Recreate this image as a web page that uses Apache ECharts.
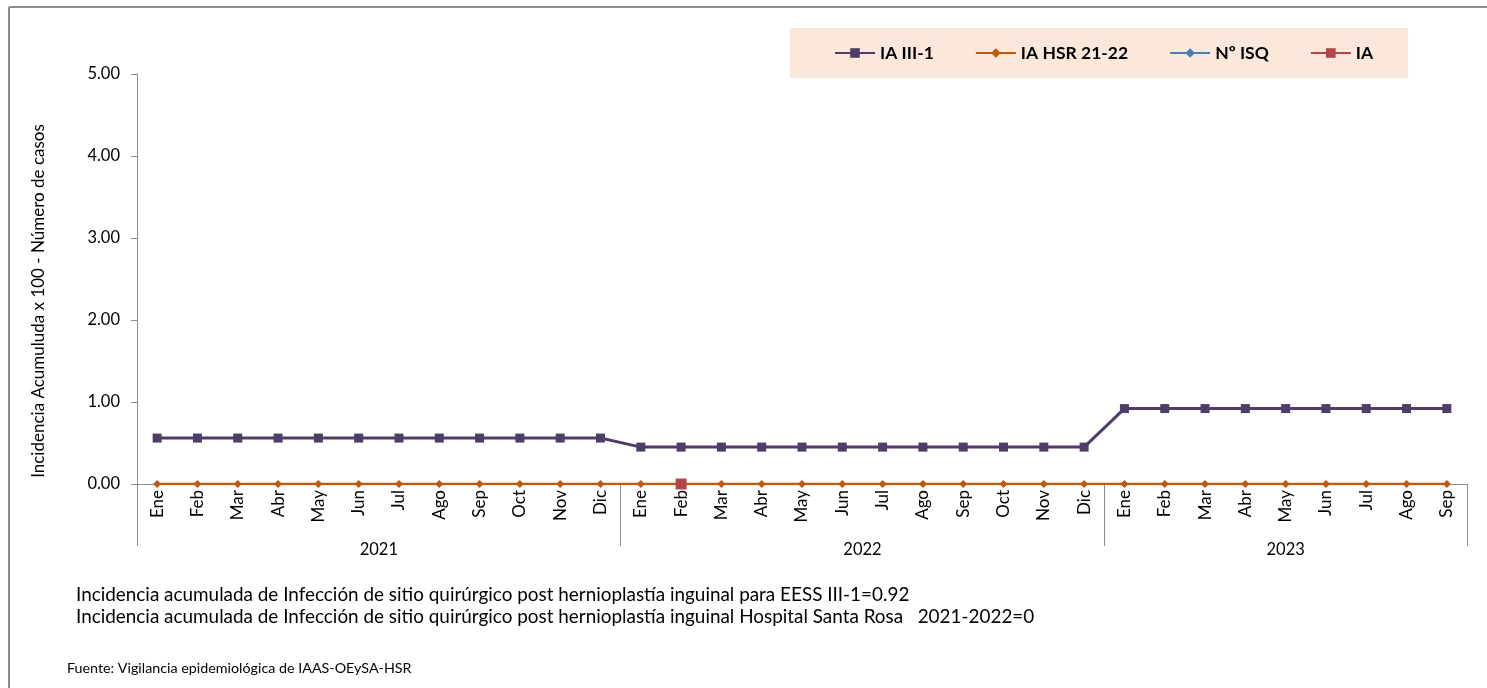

============================================================

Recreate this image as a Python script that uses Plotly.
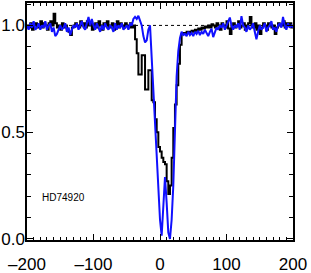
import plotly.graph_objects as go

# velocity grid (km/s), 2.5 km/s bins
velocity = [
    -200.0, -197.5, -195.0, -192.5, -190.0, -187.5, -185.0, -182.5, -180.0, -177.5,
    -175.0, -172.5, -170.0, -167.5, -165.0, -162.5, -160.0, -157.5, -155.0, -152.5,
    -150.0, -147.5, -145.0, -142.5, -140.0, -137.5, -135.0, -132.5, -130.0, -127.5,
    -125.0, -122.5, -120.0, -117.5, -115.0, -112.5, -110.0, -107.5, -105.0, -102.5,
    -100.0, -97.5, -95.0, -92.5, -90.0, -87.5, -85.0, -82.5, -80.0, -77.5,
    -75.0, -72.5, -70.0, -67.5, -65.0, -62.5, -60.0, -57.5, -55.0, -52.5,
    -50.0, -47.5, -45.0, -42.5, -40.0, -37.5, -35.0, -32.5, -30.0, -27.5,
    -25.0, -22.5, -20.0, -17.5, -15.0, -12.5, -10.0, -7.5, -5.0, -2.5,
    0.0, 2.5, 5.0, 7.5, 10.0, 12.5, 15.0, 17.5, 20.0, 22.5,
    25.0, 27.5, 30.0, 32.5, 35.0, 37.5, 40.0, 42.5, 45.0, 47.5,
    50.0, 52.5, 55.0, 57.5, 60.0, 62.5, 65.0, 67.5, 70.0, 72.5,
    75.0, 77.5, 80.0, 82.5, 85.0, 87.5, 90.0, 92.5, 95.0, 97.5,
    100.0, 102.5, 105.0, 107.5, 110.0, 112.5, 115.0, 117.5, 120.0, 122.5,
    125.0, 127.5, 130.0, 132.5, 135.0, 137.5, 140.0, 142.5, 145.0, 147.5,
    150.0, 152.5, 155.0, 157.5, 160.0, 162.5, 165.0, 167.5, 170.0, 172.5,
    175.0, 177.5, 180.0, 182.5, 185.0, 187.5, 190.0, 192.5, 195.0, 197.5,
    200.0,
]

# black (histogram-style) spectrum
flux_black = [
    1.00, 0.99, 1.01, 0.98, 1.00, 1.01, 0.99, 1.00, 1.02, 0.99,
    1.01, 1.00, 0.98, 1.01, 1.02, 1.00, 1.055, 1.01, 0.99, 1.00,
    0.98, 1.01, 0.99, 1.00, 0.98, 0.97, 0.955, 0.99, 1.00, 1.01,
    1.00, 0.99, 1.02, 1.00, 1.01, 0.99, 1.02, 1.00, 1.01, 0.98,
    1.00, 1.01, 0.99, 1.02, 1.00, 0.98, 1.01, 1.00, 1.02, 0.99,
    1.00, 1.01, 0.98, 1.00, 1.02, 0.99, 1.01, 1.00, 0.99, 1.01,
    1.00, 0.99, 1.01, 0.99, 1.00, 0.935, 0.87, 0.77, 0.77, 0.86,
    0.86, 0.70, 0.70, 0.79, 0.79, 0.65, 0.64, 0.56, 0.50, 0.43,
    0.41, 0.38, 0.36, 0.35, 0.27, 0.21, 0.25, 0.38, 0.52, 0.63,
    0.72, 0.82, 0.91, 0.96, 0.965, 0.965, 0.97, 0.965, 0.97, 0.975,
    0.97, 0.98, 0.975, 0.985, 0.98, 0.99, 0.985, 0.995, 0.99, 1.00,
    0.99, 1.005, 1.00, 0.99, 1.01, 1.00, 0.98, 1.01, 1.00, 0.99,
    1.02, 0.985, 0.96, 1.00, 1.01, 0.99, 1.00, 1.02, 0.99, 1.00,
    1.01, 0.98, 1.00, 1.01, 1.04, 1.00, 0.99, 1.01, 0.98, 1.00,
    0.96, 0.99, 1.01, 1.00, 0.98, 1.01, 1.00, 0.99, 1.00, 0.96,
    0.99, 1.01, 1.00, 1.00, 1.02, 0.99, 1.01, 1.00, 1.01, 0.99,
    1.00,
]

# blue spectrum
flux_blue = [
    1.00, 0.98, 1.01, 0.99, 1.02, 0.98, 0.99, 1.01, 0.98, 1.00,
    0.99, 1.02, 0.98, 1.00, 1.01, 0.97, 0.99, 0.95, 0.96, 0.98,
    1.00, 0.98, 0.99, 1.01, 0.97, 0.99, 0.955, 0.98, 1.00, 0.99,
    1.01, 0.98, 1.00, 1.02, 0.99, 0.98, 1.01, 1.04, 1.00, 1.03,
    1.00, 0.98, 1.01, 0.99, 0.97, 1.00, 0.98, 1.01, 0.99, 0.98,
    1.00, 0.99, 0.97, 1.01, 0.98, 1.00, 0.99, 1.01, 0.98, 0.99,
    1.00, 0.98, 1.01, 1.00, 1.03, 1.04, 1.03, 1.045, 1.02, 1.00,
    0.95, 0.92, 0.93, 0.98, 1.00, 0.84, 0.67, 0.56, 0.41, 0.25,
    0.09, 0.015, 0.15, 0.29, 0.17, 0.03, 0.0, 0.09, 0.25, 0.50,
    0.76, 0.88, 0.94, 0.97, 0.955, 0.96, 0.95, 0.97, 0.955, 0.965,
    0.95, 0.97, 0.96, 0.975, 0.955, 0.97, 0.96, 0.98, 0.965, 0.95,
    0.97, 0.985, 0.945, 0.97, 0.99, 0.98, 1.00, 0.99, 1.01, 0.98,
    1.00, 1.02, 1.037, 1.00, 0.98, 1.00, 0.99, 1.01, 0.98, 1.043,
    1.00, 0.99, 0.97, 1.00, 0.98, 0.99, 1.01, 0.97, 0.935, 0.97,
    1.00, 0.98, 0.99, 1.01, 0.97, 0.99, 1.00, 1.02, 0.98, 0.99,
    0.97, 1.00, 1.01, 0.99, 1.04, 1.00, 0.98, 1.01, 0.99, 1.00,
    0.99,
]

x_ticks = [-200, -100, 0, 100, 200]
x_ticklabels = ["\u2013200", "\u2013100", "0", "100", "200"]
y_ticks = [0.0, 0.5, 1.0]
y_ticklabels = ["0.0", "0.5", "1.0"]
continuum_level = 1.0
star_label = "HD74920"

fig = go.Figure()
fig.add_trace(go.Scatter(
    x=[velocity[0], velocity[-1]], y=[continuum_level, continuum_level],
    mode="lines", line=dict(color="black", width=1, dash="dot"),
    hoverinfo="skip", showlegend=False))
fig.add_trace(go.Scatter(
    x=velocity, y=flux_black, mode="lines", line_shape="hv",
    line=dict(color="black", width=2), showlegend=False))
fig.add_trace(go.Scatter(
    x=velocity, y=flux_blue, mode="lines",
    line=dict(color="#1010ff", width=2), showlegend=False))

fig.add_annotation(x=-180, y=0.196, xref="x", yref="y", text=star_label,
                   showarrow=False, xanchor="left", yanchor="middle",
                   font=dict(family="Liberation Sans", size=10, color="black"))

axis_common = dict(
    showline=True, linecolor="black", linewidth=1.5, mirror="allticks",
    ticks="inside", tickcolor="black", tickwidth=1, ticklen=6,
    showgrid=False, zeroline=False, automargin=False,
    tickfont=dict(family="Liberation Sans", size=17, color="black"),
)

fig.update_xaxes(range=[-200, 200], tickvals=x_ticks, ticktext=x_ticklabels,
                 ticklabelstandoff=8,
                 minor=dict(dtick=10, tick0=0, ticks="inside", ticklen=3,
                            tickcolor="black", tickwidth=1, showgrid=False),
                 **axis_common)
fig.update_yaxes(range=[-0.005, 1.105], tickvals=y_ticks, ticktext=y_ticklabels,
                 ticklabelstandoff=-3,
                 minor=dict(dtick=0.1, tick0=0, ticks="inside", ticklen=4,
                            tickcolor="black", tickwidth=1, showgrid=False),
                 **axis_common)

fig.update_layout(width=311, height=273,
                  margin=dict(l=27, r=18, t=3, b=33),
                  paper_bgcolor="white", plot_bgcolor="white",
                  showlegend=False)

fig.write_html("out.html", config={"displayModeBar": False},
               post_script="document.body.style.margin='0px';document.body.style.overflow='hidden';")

============================================================

[Written problem] Would you restate, exactly and with no pictures, the lines of the entries above from the one containing "Recreate this image as a Python" through the one containing "import plotly.graph_objects as go"?

[Task solution]
Recreate this image as a Python script that uses Plotly.
import plotly.graph_objects as go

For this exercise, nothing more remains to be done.